Haywood posted a $2,000 bond and was released. He waived preliminary hearing and said he did not want an attorney.

He was ordered to report to the U.S. District Court in Brunswick for arraignment on a draft-dodging charge.

• New construction and improvements in Jacksonville in 1965 increased $19.3 million to reach a year-end total of $50.8 million.

City Supervisor of Building H.R. Oatman reported new office buildings and other non-residential construction dominated the year’s permit applications, with a total value of $37.5 million.

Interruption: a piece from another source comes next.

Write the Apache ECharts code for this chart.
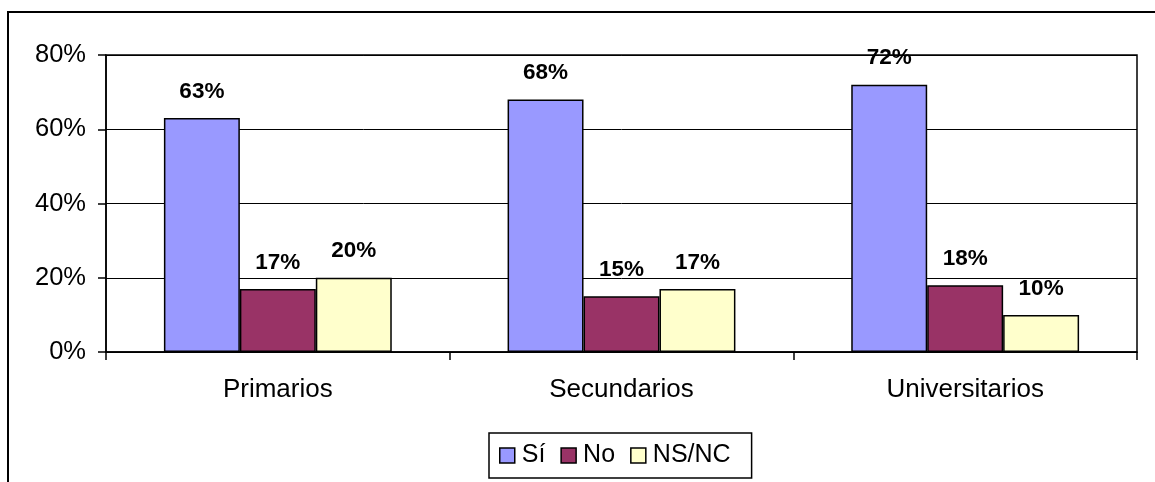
<!DOCTYPE html>
<html>
<head>
<meta charset="utf-8">
<script src="https://cdn.jsdelivr.net/npm/echarts@6/dist/echarts.min.js"></script>
<style>
  html, body { margin: 0; padding: 0; background: #fff; }
  #chart { width: 1155px; height: 482px; }
</style>
</head>
<body>
<div id="chart"></div>
<script>
// Education level categories and the answer shares (percent)
const categories = ['Primarios', 'Secundarios', 'Universitarios'];
const seriesNames = ['Sí', 'No', 'NS/NC'];
const siValues = [63, 68, 72];
const noValues = [17, 15, 18];
const nsncValues = [20, 17, 10];
const yTicks = [0, 20, 40, 60, 80];

const colors = ['#9999FF', '#993366', '#FFFFCC'];
const FONT = '"Liberation Sans", Arial, sans-serif';

const chart = echarts.init(document.getElementById('chart'), null, { renderer: 'canvas' });

function barSeries(name, data, color) {
  return {
    name: name,
    type: 'bar',
    data: data,
    barGap: '0%',
    barCategoryGap: '33.7%',
    itemStyle: { color: color, borderColor: '#000', borderWidth: 1.5 },
    label: {
      show: true,
      position: 'top',
      distance: 15,
      formatter: '{c}%',
      color: '#000',
      fontFamily: FONT,
      fontWeight: 'bold',
      fontSize: 22.5
    }
  };
}

chart.setOption({
  animation: false,
  backgroundColor: '#fff',
  grid: {
    left: 106, right: 18, top: 55, bottom: 130,
    show: true, borderColor: '#000', borderWidth: 1.5, backgroundColor: 'transparent'
  },
  graphic: [{
    type: 'rect',
    shape: { x: 8, y: 12, width: 1300, height: 700 },
    style: { fill: 'none', stroke: '#000', lineWidth: 2 },
    silent: true
  }],
  legend: {
    data: seriesNames,
    left: 489,
    top: 433,
    padding: [9, 21, 9, 10],
    itemGap: 15,
    itemWidth: 15,
    itemHeight: 15,
    icon: 'rect',
    borderColor: '#000',
    borderWidth: 1.5,
    textStyle: { fontFamily: FONT, fontSize: 25, lineHeight: 27, color: '#000', padding: [0, 0, 0, 2] },
    itemStyle: { borderColor: '#000', borderWidth: 1.5 }
  },
  xAxis: {
    type: 'category',
    data: categories,
    axisLine: { lineStyle: { color: '#000', width: 1.5 } },
    axisTick: { show: true, length: 8, lineStyle: { color: '#000', width: 1.5 } },
    axisLabel: { color: '#000', fontFamily: FONT, fontSize: 26, margin: 25 }
  },
  yAxis: {
    type: 'value',
    min: yTicks[0],
    max: yTicks[yTicks.length - 1],
    interval: 20,
    axisLine: { show: true, lineStyle: { color: '#000', width: 1.5 } },
    axisTick: { show: true, length: 8, lineStyle: { color: '#000', width: 1.5 } },
    axisLabel: { color: '#000', fontFamily: FONT, fontSize: 25.5, margin: 20, formatter: '{value}%' },
    splitLine: { show: true, lineStyle: { color: '#000', width: 1 } }
  },
  series: [
    barSeries(seriesNames[0], siValues, colors[0]),
    barSeries(seriesNames[1], noValues, colors[1]),
    barSeries(seriesNames[2], nsncValues, colors[2])
  ]
});
</script>
</body>
</html>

Non-residential construction permits for 16 new office buildings indicated a total value of $31.7 million. Permits were issued for 199 single-family dwellings valued at a total of $1.2 million and for 22 multifamily dwellings valued at a total of $365,000.

The office issued 2,461 permits for additions, alterations and repairs amounting to a valuation of $5.6 million and 1,370 permits for building equipment and other installations representing a value of $6.2 million.

• Income at the Jacksonville Beach municipal golf course nearly tripled since the city took over the links in 1963, said City Manager Philip Kinsey.

The first year’s gross was $52,000. Revenue nearly doubled to $102,000 in 1964 and when the final greens fees were tallied, $137,500 was the total for 1965.

Kinsey credited part of the increase in revenue to the installation of lights along nine holes of the course which allowed the course to schedule tee times after sundown during the summer.